··· Available data

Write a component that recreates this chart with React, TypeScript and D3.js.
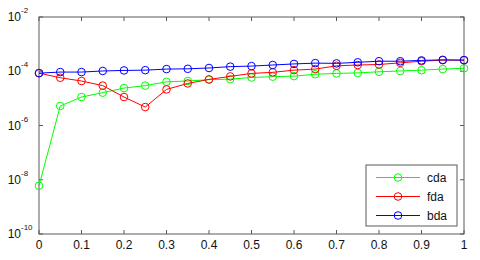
import React from "react";
import * as d3 from "d3";

const xs = [0, 0.05, 0.1, 0.15, 0.2, 0.25, 0.3, 0.35, 0.4, 0.45, 0.5, 0.55, 0.6, 0.65, 0.7, 0.75, 0.8, 0.85, 0.9, 0.95, 1];
const cdaLog = [-8.22, -5.28, -4.95, -4.79, -4.62, -4.53, -4.39, -4.36, -4.31, -4.29, -4.23, -4.2, -4.18, -4.11, -4.08, -4.06, -4.02, -3.99, -3.96, -3.92, -3.89];
const fdaLog = [-4.07, -4.24, -4.36, -4.53, -4.95, -5.32, -4.67, -4.45, -4.3, -4.19, -4.08, -4.04, -3.96, -3.92, -3.8, -3.77, -3.75, -3.69, -3.63, -3.59, -3.59];
const bdaLog = [-4.07, -4.03, -4.03, -3.99, -3.97, -3.96, -3.92, -3.91, -3.88, -3.83, -3.81, -3.77, -3.73, -3.7, -3.71, -3.67, -3.63, -3.63, -3.6, -3.58, -3.59];
const xTicks = [0, 0.1, 0.2, 0.3, 0.4, 0.5, 0.6, 0.7, 0.8, 0.9, 1];
const yExps = [-2, -4, -6, -8, -10];
const seriesNames = ["cda", "fda", "bda"];
const seriesColors = ["#00ff00", "#ff0000", "#0000ff"];

export default function App() {
  const W = 480, H = 260;
  const L = 39, R = 464, T = 17, B = 234;
  const x = d3.scaleLinear().domain([0, 1]).range([L, R]);
  const y = d3.scaleLog().domain([1e-10, 1e-2]).range([B, T]);
  const data = [cdaLog, fdaLog, bdaLog].map((arr) => arr.map((v, i) => [xs[i], Math.pow(10, v)] as [number, number]));
  const line = d3.line<[number, number]>().x((d) => x(d[0])).y((d) => y(d[1]));
  const axisColor = "#5a5a5a";
  const font = "Liberation Sans, Arial, sans-serif";
  const legX = 366, legY = 165, legW = 91, legH = 61;
  return (
    <svg width={W} height={H} style={{ position: "absolute", left: 0, top: 0 }} fontFamily={font}>
      <rect x={0} y={0} width={W} height={H} fill="#fff" />
      <rect x={L} y={T} width={R - L} height={B - T} fill="#fff" stroke={axisColor} strokeWidth={1} />
      {xTicks.map((t) => (
        <g key={"x" + t}>
          <line x1={x(t)} x2={x(t)} y1={B} y2={B - 4} stroke={axisColor} />
          <line x1={x(t)} x2={x(t)} y1={T} y2={T + 4} stroke={axisColor} />
          <text x={x(t)} y={B + 15} textAnchor="middle" fontSize={12} fill="#111">{String(t)}</text>
        </g>
      ))}
      {yExps.map((e) => (
        <g key={"y" + e}>
          <line x1={L} x2={L + 4} y1={y(Math.pow(10, e))} y2={y(Math.pow(10, e))} stroke={axisColor} />
          <line x1={R} x2={R - 4} y1={y(Math.pow(10, e))} y2={y(Math.pow(10, e))} stroke={axisColor} />
          <text x={21} y={y(Math.pow(10, e)) + 4} textAnchor="end" fontSize={12} fill="#111">10</text>
          <text x={21} y={y(Math.pow(10, e)) - 4} textAnchor="start" fontSize={8} fill="#111">{String(e)}</text>
        </g>
      ))}
      {data.map((d, si) => (
        <g key={"s" + si}>
          <path d={line(d) || ""} fill="none" stroke={seriesColors[si]} strokeWidth={1} />
          {d.map((p, i) => (
            <circle key={i} cx={x(p[0])} cy={y(p[1])} r={3.8} fill="none" stroke={seriesColors[si]} strokeWidth={1} />
          ))}
        </g>
      ))}
      <rect x={legX} y={legY} width={legW} height={legH} fill="#fff" stroke={axisColor} />
      {seriesNames.map((n, i) => {
        const ly = legY + 12.5 + i * 19;
        return (
          <g key={n}>
            <line x1={legX + 10} x2={legX + 54} y1={ly} y2={ly} stroke={seriesColors[i]} />
            <circle cx={legX + 32} cy={ly} r={3.8} fill="none" stroke={seriesColors[i]} />
            <text x={legX + 61} y={ly + 4.5} fontSize={12} fill="#111">{n}</text>
          </g>
        );
      })}
    </svg>
  );
}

······

Leave the images out, please, and restate each line word for word.

Solution for this exercise:
Write a component that recreates this chart with React, TypeScript and D3.js.
import React from "react";
import * as d3 from "d3";

const xs = [0, 0.05, 0.1, 0.15, 0.2, 0.25, 0.3, 0.35, 0.4, 0.45, 0.5, 0.55, 0.6, 0.65, 0.7, 0.75, 0.8, 0.85, 0.9, 0.95, 1];
const cdaLog = [-8.22, -5.28, -4.95, -4.79, -4.62, -4.53, -4.39, -4.36, -4.31, -4.29, -4.23, -4.2, -4.18, -4.11, -4.08, -4.06, -4.02, -3.99, -3.96, -3.92, -3.89];
const fdaLog = [-4.07, -4.24, -4.36, -4.53, -4.95, -5.32, -4.67, -4.45, -4.3, -4.19, -4.08, -4.04, -3.96, -3.92, -3.8, -3.77, -3.75, -3.69, -3.63, -3.59, -3.59];
const bdaLog = [-4.07, -4.03, -4.03, -3.99, -3.97, -3.96, -3.92, -3.91, -3.88, -3.83, -3.81, -3.77, -3.73, -3.7, -3.71, -3.67, -3.63, -3.63, -3.6, -3.58, -3.59];
const xTicks = [0, 0.1, 0.2, 0.3, 0.4, 0.5, 0.6, 0.7, 0.8, 0.9, 1];
const yExps = [-2, -4, -6, -8, -10];
const seriesNames = ["cda", "fda", "bda"];
const seriesColors = ["#00ff00", "#ff0000", "#0000ff"];

export default function App() {
  const W = 480, H = 260;
  const L = 39, R = 464, T = 17, B = 234;
  const x = d3.scaleLinear().domain([0, 1]).range([L, R]);
  const y = d3.scaleLog().domain([1e-10, 1e-2]).range([B, T]);
  const data = [cdaLog, fdaLog, bdaLog].map((arr) => arr.map((v, i) => [xs[i], Math.pow(10, v)] as [number, number]));
  const line = d3.line<[number, number]>().x((d) => x(d[0])).y((d) => y(d[1]));
  const axisColor = "#5a5a5a";
  const font = "Liberation Sans, Arial, sans-serif";
  const legX = 366, legY = 165, legW = 91, legH = 61;
  return (
    <svg width={W} height={H} style={{ position: "absolute", left: 0, top: 0 }} fontFamily={font}>
      <rect x={0} y={0} width={W} height={H} fill="#fff" />
      <rect x={L} y={T} width={R - L} height={B - T} fill="#fff" stroke={axisColor} strokeWidth={1} />
      {xTicks.map((t) => (
        <g key={"x" + t}>
          <line x1={x(t)} x2={x(t)} y1={B} y2={B - 4} stroke={axisColor} />
          <line x1={x(t)} x2={x(t)} y1={T} y2={T + 4} stroke={axisColor} />
          <text x={x(t)} y={B + 15} textAnchor="middle" fontSize={12} fill="#111">{String(t)}</text>
        </g>
      ))}
      {yExps.map((e) => (
        <g key={"y" + e}>
          <line x1={L} x2={L + 4} y1={y(Math.pow(10, e))} y2={y(Math.pow(10, e))} stroke={axisColor} />
          <line x1={R} x2={R - 4} y1={y(Math.pow(10, e))} y2={y(Math.pow(10, e))} stroke={axisColor} />
          <text x={21} y={y(Math.pow(10, e)) + 4} textAnchor="end" fontSize={12} fill="#111">10</text>
          <text x={21} y={y(Math.pow(10, e)) - 4} textAnchor="start" fontSize={8} fill="#111">{String(e)}</text>
        </g>
      ))}
      {data.map((d, si) => (
        <g key={"s" + si}>
          <path d={line(d) || ""} fill="none" stroke={seriesColors[si]} strokeWidth={1} />
          {d.map((p, i) => (
            <circle key={i} cx={x(p[0])} cy={y(p[1])} r={3.8} fill="none" stroke={seriesColors[si]} strokeWidth={1} />
          ))}
        </g>
      ))}
      <rect x={legX} y={legY} width={legW} height={legH} fill="#fff" stroke={axisColor} />
      {seriesNames.map((n, i) => {
        const ly = legY + 12.5 + i * 19;
        return (
          <g key={n}>
            <line x1={legX + 10} x2={legX + 54} y1={ly} y2={ly} stroke={seriesColors[i]} />
            <circle cx={legX + 32} cy={ly} r={3.8} fill="none" stroke={seriesColors[i]} />
            <text x={legX + 61} y={ly + 4.5} fontSize={12} fill="#111">{n}</text>
          </g>
        );
      })}
    </svg>
  );
}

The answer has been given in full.